Rutgers‒Camden Researchers Publish Paper Examining the Structure of Proteins Linked to Diseases
Rutgers researchers used university resources to study oily regions of proteins and determine what suspects can contribute to diseases
Rutgers‒Camden researchers have written a study bridging the divide between genomics – the study of genetics and proteomics – the study of proteins.
The study titled “Contiguously hydrophobic sequences are functionally significant throughout the human exome” was published in The Proceedings of the National Academy of Sciences (PNAS). The research centers around the connection between gene mutations in protein sequences and diseases.
The research found that mutations tend to occur within the body in oily regions of proteins. This is typical of Mendelian diseases such as Alzheimer’s, Parkinson’s Disease, and epilepsy. For example, there is a known mutation in the protein apolipoprotein E, which packages fats. That mutation increases a person’s risk of late-onset Alzheimer’s. The team used this information, and information about many other mutations, to detect patterns.
“It can be tough to figure out which differences in DNA are important, and what components of our own DNA as humans affect our traits, our health, and disease,” said Grace Brannigan, lead principal investigator, associate professor in the physics department, and program director for the Center for Computational and Integrative Biology at Rutgers‒Camden.

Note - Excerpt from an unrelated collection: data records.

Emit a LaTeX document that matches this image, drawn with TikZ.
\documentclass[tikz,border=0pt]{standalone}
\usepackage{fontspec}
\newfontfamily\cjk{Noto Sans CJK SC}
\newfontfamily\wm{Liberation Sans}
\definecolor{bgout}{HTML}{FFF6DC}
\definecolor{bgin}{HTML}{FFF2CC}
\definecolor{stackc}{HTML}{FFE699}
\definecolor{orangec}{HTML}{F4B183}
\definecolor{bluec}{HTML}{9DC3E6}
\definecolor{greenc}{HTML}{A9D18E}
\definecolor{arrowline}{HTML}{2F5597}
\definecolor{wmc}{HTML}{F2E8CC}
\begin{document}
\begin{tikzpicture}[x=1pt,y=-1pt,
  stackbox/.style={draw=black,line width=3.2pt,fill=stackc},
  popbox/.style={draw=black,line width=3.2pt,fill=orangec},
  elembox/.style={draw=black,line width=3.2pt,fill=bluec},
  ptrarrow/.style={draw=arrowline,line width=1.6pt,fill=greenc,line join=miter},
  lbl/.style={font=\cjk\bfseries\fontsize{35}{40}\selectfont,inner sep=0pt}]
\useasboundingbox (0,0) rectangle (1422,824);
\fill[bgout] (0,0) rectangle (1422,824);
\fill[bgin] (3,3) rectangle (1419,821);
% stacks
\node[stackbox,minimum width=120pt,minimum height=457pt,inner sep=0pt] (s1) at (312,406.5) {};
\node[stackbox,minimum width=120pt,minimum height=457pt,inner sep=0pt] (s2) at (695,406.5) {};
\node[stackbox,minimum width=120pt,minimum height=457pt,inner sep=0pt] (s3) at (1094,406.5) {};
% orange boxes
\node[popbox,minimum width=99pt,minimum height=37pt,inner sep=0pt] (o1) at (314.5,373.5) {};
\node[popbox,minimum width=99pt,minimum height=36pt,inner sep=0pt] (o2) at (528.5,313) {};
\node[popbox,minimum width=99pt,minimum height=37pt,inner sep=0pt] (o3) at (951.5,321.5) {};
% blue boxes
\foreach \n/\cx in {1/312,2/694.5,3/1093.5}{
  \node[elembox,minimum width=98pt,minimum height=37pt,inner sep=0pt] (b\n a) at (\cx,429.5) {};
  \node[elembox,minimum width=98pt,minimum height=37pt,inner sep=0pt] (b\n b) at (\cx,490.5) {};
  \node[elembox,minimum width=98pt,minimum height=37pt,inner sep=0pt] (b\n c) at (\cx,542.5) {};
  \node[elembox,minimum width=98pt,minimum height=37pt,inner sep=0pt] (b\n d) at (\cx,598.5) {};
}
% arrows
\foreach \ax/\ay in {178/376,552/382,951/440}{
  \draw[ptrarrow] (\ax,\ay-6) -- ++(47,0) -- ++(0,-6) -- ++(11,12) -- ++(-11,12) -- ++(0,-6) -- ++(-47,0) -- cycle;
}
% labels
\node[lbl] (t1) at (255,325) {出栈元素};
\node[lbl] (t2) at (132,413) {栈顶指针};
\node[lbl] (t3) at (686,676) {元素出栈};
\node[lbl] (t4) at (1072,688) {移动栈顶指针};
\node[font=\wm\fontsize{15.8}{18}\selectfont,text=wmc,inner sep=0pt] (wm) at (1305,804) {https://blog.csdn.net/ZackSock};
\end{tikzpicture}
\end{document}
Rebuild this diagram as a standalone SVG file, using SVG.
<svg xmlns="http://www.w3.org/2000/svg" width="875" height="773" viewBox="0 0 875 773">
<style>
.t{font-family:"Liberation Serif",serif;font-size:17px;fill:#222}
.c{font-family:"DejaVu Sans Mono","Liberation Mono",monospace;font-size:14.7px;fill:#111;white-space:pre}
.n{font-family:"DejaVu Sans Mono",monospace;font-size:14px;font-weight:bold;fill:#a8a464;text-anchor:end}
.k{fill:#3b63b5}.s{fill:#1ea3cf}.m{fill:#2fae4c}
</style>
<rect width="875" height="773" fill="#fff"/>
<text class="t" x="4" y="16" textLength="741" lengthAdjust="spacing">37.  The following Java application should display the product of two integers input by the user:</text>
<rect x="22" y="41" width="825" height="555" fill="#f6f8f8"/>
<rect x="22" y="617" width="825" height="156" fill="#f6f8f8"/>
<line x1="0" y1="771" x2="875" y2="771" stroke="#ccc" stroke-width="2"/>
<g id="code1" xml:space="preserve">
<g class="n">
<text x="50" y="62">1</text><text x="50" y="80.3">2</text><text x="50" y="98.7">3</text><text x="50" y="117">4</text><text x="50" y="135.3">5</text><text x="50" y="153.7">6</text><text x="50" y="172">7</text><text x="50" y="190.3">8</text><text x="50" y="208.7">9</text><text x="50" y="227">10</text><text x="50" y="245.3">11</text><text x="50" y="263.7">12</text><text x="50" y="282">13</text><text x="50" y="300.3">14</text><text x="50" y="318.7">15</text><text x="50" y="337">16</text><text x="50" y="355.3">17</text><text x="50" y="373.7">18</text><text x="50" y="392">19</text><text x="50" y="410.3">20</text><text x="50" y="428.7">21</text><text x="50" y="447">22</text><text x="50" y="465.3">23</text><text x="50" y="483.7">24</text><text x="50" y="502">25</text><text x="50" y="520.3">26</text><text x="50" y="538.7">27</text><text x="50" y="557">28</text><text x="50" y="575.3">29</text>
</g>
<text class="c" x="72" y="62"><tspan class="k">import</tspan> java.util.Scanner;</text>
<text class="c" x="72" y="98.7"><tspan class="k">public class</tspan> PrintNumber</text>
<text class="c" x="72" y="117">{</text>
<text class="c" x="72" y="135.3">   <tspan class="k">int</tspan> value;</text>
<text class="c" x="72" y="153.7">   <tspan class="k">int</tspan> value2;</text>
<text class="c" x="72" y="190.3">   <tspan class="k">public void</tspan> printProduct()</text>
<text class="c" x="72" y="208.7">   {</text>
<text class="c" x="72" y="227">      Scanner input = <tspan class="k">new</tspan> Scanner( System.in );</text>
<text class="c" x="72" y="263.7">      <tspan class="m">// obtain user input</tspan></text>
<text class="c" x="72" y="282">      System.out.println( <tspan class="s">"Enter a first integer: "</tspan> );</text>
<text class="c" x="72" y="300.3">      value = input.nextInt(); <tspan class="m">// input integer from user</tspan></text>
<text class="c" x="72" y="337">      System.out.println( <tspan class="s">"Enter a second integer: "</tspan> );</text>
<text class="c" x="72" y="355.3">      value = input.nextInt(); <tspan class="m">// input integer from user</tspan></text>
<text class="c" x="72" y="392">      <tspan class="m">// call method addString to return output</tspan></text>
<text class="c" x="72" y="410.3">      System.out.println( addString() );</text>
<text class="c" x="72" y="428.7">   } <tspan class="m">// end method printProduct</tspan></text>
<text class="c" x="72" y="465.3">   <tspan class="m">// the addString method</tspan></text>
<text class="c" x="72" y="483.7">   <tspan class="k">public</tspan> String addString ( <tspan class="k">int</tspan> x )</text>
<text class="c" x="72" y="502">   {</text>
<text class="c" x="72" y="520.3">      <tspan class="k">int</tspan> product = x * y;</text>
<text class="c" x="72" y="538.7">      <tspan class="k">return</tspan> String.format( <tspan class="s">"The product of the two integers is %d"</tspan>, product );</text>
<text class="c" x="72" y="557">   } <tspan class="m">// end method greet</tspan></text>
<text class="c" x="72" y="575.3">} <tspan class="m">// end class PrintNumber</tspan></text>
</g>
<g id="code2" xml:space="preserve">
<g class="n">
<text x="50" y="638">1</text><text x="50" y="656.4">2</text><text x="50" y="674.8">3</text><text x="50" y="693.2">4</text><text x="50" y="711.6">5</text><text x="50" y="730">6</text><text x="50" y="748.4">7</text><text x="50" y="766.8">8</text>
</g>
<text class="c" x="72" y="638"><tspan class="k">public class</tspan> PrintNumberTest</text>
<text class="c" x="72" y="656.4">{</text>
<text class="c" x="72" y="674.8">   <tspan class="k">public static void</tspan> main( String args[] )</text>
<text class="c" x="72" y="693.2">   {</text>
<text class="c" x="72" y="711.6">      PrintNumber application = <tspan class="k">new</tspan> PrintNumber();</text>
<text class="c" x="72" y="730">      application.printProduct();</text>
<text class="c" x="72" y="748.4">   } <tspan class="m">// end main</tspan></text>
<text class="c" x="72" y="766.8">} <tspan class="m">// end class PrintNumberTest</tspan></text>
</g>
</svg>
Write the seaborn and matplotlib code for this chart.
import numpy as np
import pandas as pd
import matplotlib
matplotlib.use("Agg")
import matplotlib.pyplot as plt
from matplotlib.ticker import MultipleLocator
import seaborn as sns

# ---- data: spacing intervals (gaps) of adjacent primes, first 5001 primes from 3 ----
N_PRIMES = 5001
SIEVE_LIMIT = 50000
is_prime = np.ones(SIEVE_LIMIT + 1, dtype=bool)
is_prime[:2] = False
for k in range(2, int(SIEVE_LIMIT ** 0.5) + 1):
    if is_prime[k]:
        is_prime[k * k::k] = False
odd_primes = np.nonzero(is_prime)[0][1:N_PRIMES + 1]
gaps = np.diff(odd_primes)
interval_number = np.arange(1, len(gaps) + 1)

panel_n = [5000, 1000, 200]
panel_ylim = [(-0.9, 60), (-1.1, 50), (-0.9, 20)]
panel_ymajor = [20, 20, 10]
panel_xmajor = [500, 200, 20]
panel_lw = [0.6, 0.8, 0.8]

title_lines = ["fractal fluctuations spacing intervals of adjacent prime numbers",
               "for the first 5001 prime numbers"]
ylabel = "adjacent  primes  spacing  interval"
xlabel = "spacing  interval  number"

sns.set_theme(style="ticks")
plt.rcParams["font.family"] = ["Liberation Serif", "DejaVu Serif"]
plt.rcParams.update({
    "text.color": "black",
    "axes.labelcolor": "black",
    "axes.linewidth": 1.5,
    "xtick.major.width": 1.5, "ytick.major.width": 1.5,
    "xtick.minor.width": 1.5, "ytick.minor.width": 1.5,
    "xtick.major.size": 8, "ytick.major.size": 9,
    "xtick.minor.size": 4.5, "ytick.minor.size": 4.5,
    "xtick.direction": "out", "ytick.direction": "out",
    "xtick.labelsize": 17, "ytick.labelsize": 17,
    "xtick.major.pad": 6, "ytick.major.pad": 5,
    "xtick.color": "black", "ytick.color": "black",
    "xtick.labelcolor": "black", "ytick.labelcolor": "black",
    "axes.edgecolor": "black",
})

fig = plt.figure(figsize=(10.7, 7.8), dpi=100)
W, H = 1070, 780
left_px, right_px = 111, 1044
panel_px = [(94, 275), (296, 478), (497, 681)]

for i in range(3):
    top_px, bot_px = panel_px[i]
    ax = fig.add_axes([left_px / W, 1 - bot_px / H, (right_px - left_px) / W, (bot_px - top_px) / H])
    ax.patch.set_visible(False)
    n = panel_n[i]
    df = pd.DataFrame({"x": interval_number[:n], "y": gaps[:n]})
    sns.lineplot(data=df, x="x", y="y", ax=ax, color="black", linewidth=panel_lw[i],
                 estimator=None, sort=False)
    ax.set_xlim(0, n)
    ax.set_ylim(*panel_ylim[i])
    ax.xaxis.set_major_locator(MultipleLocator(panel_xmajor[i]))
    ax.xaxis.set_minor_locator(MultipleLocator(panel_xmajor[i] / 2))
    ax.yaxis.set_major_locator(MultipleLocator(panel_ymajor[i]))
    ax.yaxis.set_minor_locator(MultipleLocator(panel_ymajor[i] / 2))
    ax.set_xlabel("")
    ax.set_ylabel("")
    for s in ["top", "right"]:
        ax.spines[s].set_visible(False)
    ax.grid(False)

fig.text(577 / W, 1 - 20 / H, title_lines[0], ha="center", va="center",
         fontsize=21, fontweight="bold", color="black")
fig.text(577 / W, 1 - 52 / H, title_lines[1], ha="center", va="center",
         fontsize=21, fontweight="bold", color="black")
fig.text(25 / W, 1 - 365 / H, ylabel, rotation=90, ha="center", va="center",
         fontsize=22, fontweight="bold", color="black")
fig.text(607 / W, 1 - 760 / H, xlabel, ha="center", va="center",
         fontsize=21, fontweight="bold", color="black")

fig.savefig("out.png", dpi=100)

Brannigan and her team first observed the striking pattern while using a supercomputing platform, formerly run by the Rutgers Office of Advanced Research Computing, called Caliburn to identify how mutations in “structureless” proteins could still cause disease. They then checked for the same pattern across all human proteins and found that mutations in the pattern were more likely to cause disease. Their work was made possible by the Busch Biomedical Grant program, designed to enhance biomedical research at Rutgers, which awarded the team a bridging grant in 2019 to fund their research.
During the COVID-19 pandemic, Brannigan, a computational biophysicist whose work focuses on the central nervous system, collaborated with her husband of nearly 20 years, Matthew Hansen, a computational population geneticist at the University of Pennsylvania, while the two were working from home. They brought together their knowledge of their respective fields to work with each other, which proved difficult at times being that each was operating under their own scientific dictionary within their field. To Brannigan, “interaction,” “function,” and “structure” meant one thing, and to Hansen, they meant another.
Partnering with Brannigan’s Ph.D. student, Ruchi Lohia, they worked through these barriers in terminology and techniques to combine their knowledge and better understand how variations and mutations in DNA are associated with different diseases.
The success of this approach inspired Prof. Brannigan to lead a CCIB team along the same theme of bridging the divide between genomics and proteomics. The team received a $2 million research traineeship grant from the National Science Foundation for an innovative biology program out of the Center for Computational and Integrative Biology at Rutgers‒Camden, titled Codes4Life (C4L). The initiative uses software engineering and artificial intelligence to advance graduate STEM training models preparing the next generation of innovators and pioneers.
In the future, the team may use genomic data from the All of Us Researcher Workbench to look at the oily regions of proteins in more detail. The program is a workbench of the National Institutes of Health (NIH) and enables principal investigators at Rutgers to access electronic health records, physical measurements, genomic data, surveys, and more from a large, diverse database.
Brannigan, Hansen, and Lohia found that when looking at “hydrophobic blobs” – the stretches of amino acid chains that make up oily regions of a protein – in a row, the longer and oilier the regions were, the more likely they were to harbor mutations linked to disease.
“A protein is like a chain of beads, and each bead is an amino acid with its own properties. Some are sticky (or oily) beads, while others are not. When you mutate an amino acid, you are changing the property of an individual “bead” on the chain – its stickiness, size, or shape. Some of those changes don’t matter and others do, and we don’t know why. It’s very natural to consider each bead individually, which is what many people have done in the past, but we found that it’s more useful to look for stretches of the same bead type in a row. What we found is that many very sticky beads (i.e. oily amino acids) in a row signal a region that is likely to have disease-causing mutations,” said Brannigan.
The team’s work could help researchers who have a list of possible suspected mutations that might be contributing to a disease. Any of the mutations that occur in a very oily region of the protein are particularly likely to be disease-causing.
Brannigan and Hansen also worked together with a team of students and postdocs to develop a software, called the Blobulator, which is intended to help researchers simplify the sequence they are studying and hone in on certain regions in order to easily identify mutations.
“There's so much information to look at and the information can be noisy. Our method of conducting research allows us to simplify that information a lot, and when you can simplify information, the statistics become much more practical,” said Brannigan.
Brannigan hopes that the research will help raise confidence in the scientific community about which mutations are likely to cause certain diseases. Genetic testing companies are not allowed to inform patients about risky mutations unless a certain confidence level has been reached. It’s possible that these insights will help patients obtain more high-quality information from their DNA, so they can find out what diseases they are likely to develop in the future. Having this prior knowledge could enable people to take steps to prevent the onset of those diseases.